Smith was responding to an open letter that Herron addressed to mayor Geordin Hill-Lewis demanding answers about the firearm and calling on Hill-Lewis to explain to citizens who and what he was defending.

The Glock 9mm pistol was recovered in the ceiling of one of the City’s former SIU members, who committed suicide in December last year, after it was reported lost in March 2020, allegedly stolen from one of the members of the unit.

In his letter, Herron queried whether the firearm was used in any crimes and, if so, whether it must now be assumed that such crimes were committed by the deceased. He also queried whether the firearm was planted in the ceiling to implicate someone he said could not be held accountable or provide a defence.

Smith assured Herron that the facts regarding the loss of the firearm as well as the suicide of the staff member had no causal or legal connection to the ongoing legal case of the unit’s head, Reynold Talmakkies, despite Herron’s attempt to make that link.

Smith told Herron that it must be left to the police to investigate without bias or media speculation.

He said despite the number of firearms the SAPS lost, and for which oversight Herron was responsible for as a member of Parliament, not a single open letter Herron wrote addressed this.

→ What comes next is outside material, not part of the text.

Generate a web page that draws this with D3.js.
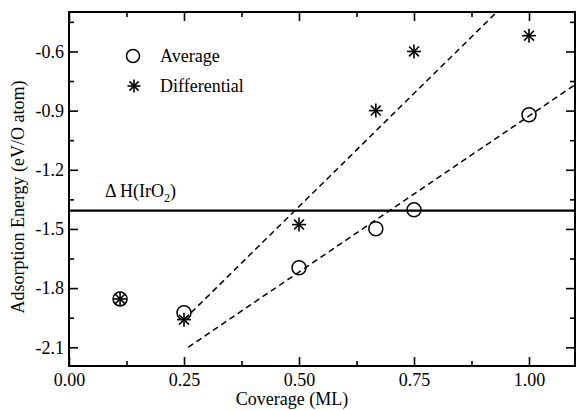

“Your silence in the face of this SAPS failure, and your choice instead to target the efforts of the City to keep residents safer, is most revealing. In contrast, the City’s uniformed branches continue to do exemplary work in recovering many of these stolen police firearms from the hands of gangsters on the streets of Cape Town,” Smith said.

He said the City would continue to do all it could to make Cape Town safer by actively and assertively expanding its policing powers, and pushing for the formal devolution of more of those powers away from the national government to the City.

“We know this is the right thing to do to better protect our residents, both from violent criminals and from a failing national state. In this effort we will not be deterred – not by criminals, and not by their sherpas in the ANC/ GOOD,” he said.